A conversation this morning prompted the question of how many Twitter accounts have between 10,000 and 20,000 followers. I hadn’t thought about the distribution numbers of followers in a while and was curious to revisit the topic.

Apparently this question was more popular five years ago. When I did a few searches on the topic, all the results I got back were five or more years old. Also, data about the Twitter network was more available then that it is now.

This post will come up with an estimate based on almost no data, approaching this like a Fermi problem.

## Model

I’m going to assume that the number of followers for the *n*th most followed account is

*f* = c* n*^{−α}

for some constants *c* and α. A lot of networks approximately follow some distribution like this, and often α is somewhere between 1 and 3.

## Two data points

I’ve got two unknowns, so I need two data points. Wikipedia has a list of the 50 most followed Twitter accounts here, and the 50th account has 37.7 million followers. (I chose the 50th account on the list rather than a higher one because power laws typically fit better after the first few data points.)

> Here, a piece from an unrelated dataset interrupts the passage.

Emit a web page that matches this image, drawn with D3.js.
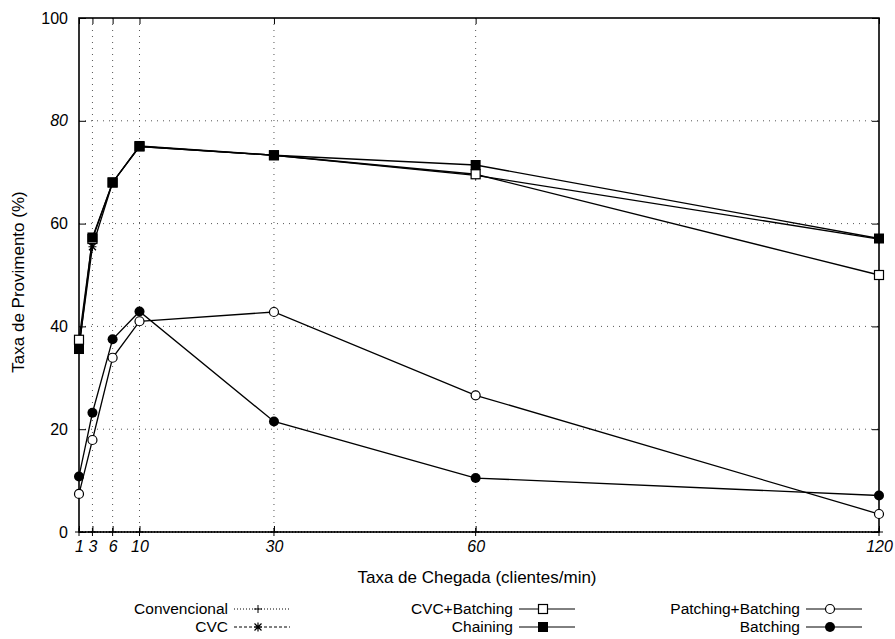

I believe that a few years ago the median number of Twitter followers was 0: more than half of Twitter accounts had no followers. Let’s assume the median number of followers is 1. But median out of what? I think I read there are about 350 million total Twitter accounts, and about 200 million active accounts. So should we base our median out of 350 accounts or 200 accounts? We’ll split the difference and assume the median account is the 137,500,000th most popular account.

## Solve for parameters

So now we have two equations:

*c* 50^{−α} = 37,700,000

*c* 137500000^{−α} = 1

and taking logs gives us two linear equations in two unknowns. We solve this to find α = 1.1 and *c* = 2.9 × 10^{9}. The estimate of α is about the size we expected, so that’s a good sign.

**Take this with a grain of salt**. We’ve guessed a very simple model and fit it with just two data points, one of which we based on an educated guess.

## Final estimate

We assumed *f* = c* n*^{−α} and we can solve this for *n*. If an account has *n* followers, we’d estimate its rank *n* as

*n* = (*c* / *f*)^{1/α}.

So we’d estimate the number of accounts with between 10,000 and 20,000 followers to be

(*c* / 10000)^{1/α} − (*c* /20000)^{1/α}.

which is about 40,000. I expect this final estimate is not bad, say within an order of magnitude, despite all the crude assumptions made along the way.

I kind of expected some sensitivity analysis, such as:

(1) Do the 25th and 10th most popular accounts have something like the predicted number of followers? If not, maybe the “top few are strange” problem extends out to 50 as well.

(2) What if the median follower count is still zero? What if 80% still have zero? How much does that change the slope? It it changes α from 1.1 to 1.099, no big deal, but if it changes α to 5, it should be a warning that more data is sorely needed.

I did think about doing a sensitivity analysis, but I decided to go ahead and post it. Sensitivity is left as an exercise for the reader.